The project was first conceived in 1981-82 but it remained in suspended animation for more than two decades. The previous governments tried to implement the project, first through the private sector, then through the National Thermal Power Corporation, and thereafter attempts were also made to get it executed through foreign investments. But the project remained only on paper because governments were not serious about setting up this project.
Former Indian prime minister, P V Narasimha Rao even laid the foundation stone of this project through remote control from Faridabad in March 1993.
At that time, the project was planned to be executed by NTPC, but that too could not go beyond construction of a few residential and non-residential buildings.
In year 2004 then chief minister of Haryana Om Prakash Chautala again laid the stone of this thermal plant but again the project remained on papers only.
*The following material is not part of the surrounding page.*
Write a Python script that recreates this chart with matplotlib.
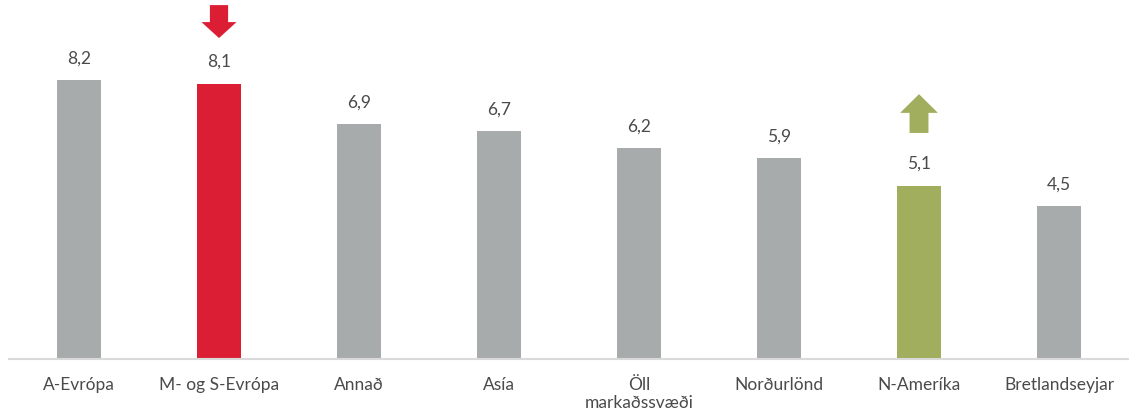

But in year 2005 the new chief minister of Haryana Bhupinder Singh Hooda gave nod to the project and the plant was finally developed in 2005-2008.

==Power plant==
Deenbandhu Chhotu Ram Thermal Power Station has an installed capacity of 600 MW. The First unit was commissioned in April 2008. This is the first project in the state to award to private developer.
The total available land of the project is 1107 acres.
First unit was commissioned in a record period of 27 months which is the lowest for any coal based green field project in the country. The plant gets coal from Central coal fields.

==Installed capacity==

| Stage | Unit Number | Installed Capacity (MW) | Date of Commissioning | Status |
|---|---|---|---|---|
| First | 1 | 300 | April, 2008 | Running |
| First | 2 | 300 | June, 2008 | Running |
| Second | 1 | 800 | 2029 | Upcoming |

==Future expansions==
HPGCL has announced the expansion of this plant. A 800 MW capacity additional super critical thermal unit at Yamuna Nagar will be operational by 2027.
HPGCL has issued an order to Bharat Heavy Electricals Limited for EPC contract of 800 MW unit which is likely to completed within 48-57 months.